Schneckenburger antwortete hinhaltend bis ausweichend und meinte, die gesellschaftlichen Probleme in den angesprochenen Ländern seien so andersgelagert, daß deren künstlerische Reflexion nicht ohne Schwierigkeiten übernommen werden könnte.

Kritisch wurde auch nach der Finanzierung der „großkotzigen“ Installationen gefragt – ob die von der documenta bezahlt worden seien, von den Galerien oder wie im Falle der Video-Arbeiten von Sponsoren. Hier war die Antwort Schneckenburgers klar: Ohne eine Mischfanzierung wäre der documenta vieles nicht möglich gewesen. Arbeiten, die verkauft werden könnten, würden von der documenta nicht bezahlt. Für Arbeiten, die aber nur für den Ort ihrer Aufstellung angefertigt würden, gebe es einen Sockelbetrag.

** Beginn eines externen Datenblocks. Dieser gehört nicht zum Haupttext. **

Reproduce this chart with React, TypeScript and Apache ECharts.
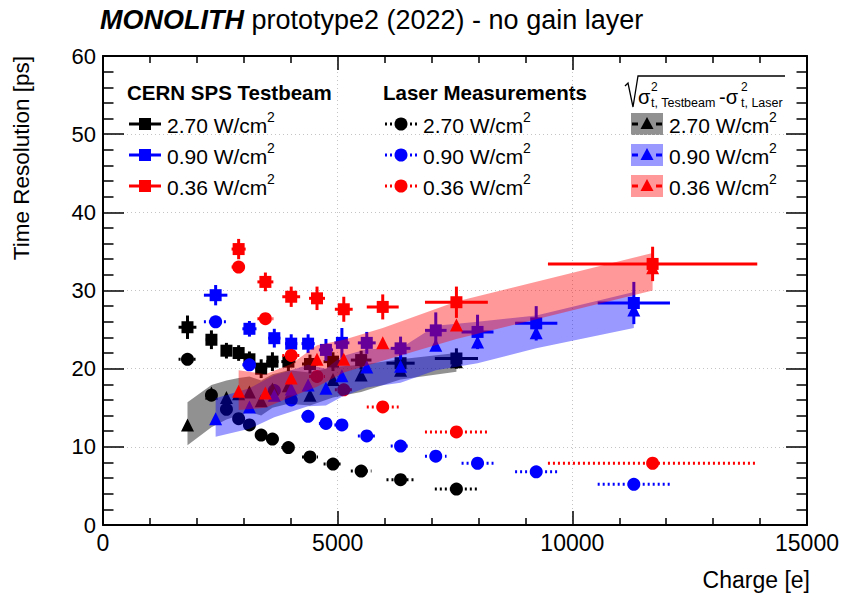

Darüber hinaus erforderliche Aufwendungen müßten mit Hilfe von Sponsoren oder Galeristen aufgebracht werden.

Die Pressekonferenz zur documenta 8 fand nicht nur deshalb im Kasseler Staatstheater statt, weil das Opernhaus angesichts des Andrangs genug Platz bot, sondern diese Plazierung war auch ein Signal: Erstmals gibt es wieder eine intensive Zusammenarbeit zwischen Theater und Kunstschau – das Theater hat seine Spielzeit verlängert und eine Reihe von Sonderproduktion und hochrangigen Gastspielen organisiert. Auch dafür gab es Beifall.